渡辺はテロ発生以来、天皇の弔意を米国に伝えるかどうか悩んでいた。筆者も個人的意見を聞かれ、「大惨事であり、多くの日本人も巻き込まれた。陛下の気持ちは自然だ」としつつも、強く慎重論を述べた。昭和天皇は戦後、弔意やお見舞いは自然災害に限り、戦争や国際紛争はもちろん、重大事故であっても人為的な事柄については言及を控えていた。
「これには表明するが、あれにはしないのか」という問題も持ち上がって際限がなくなり、政治と一線を画す象徴天皇制の根底を崩す蟻の一穴になりかねない、との考え方だ。
渡辺が採ったのは、両陛下の個人的な気持ちを非公式に伝えるという方法だった。しかし、大使は「直ちに大統領に伝える」と応じ、きわめて際どいケースとなった。夕刊でそのことを書いた。
渡辺が怒ったのは、記事で「宮内庁は、市民の犠牲の多さや欧州各国王室がそろって米大統領に弔意を伝えている状況などを考慮し、異例の伝達となったとしている」という部分だった。宮内庁が外務省を通じて各国王室・元首の対応を調べ上げ、ほとんどが弔意を伝達したとの一覧表を作っており、それを庁内で見たため、そう書いた。

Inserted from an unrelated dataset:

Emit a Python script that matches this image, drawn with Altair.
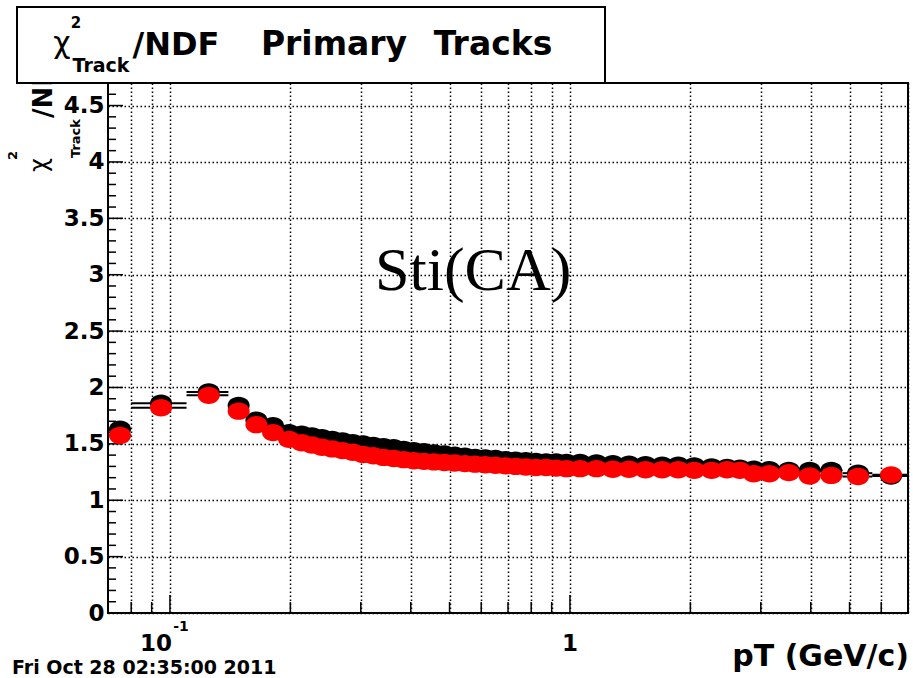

「他の王室がやっているからやったなどという低レベルの判断ではない」
渡辺の怒りはなかなか収まらなかった。憲法で「国事行為のみを行う」と厳しく制約された「象徴」という国家機関であると同時に「自然人」でもあるという天皇と側近の苦悩が噴き出したかのようだった。
平成の21年間で首相は14人代わった。官邸スタッフもその都度代わる。だから皇室に関する事項は実質的には宮内庁側の判断が尊重されることが多い。
宮内庁長官は、戦後の昭和天皇を25年間支えた宇佐美毅以来、ずっと旧内務省系官僚が任命されてきた。富田朝彦は元警視副総監。藤森昭一は旧厚生省から環境事務次官、鎌倉節は警視総監、湯浅利夫は自治事務次官の出身。05年4月に長官になった羽毛田信吾は厚生事務次官出身だ。藤森と羽毛田は首席内閣参事官も務めており、官邸の仕切りや実務を熟知している。
「オク」と呼ばれる側近部門のトップである侍従長は、渡辺、そしてその後を継いだ現在の川島裕(元外務事務次官)と外務省出身が続き、対外関係を重視する平成の皇室を支える。ただ、渡辺の個人的背景は先の通りで、川島も曽祖父が元首相・犬養毅という「名門」でもある。
岡田発言や「特例会見」問題が飛び出した背景には、現天皇が国際親善活動を活発化させ、「おことば」や発言で自らの思いを積極的に盛り込むようになり、国民やメディアも受け入れてきた流れがある。
しかし象徴天皇の活動や発言は政治性を帯びてはならないし、それを政治利用することは許されない。皇室にも政権にも強い自制が求められる。
政権は民主党に交代する一方、宮内庁では羽毛田の在任が長くなった。侍従長は川島に代わり、現在3年目だ。
今後、国際親善や様々な場面での象徴天皇制のハンドリングがどうなっていくのか。民主党は「政治主導」を掲げるが、このデリケートな領域では定見を欠く面も露わになり、官邸の事務サイドの機能も低下している。象徴の理念と運用のスキームを再確認し、わかりやすく明示しておかないと、漂流し始めないかとの不安も兆す。
一方、それがあまりに制度化された場合には「自然人たる天皇の気持ちが形式的なものと解されるのではないかという議論も考えられないではない」(園部逸夫『皇室法概論』)との指摘もある。「おことば」がつくられるプロセスが”雑音”にかき回されないためにも最後まで「ブラックボックス」は残らざるをえないのかもしれない。
今後、政治の関与と宮中内部のベクトルはどう働いていくのだろうか。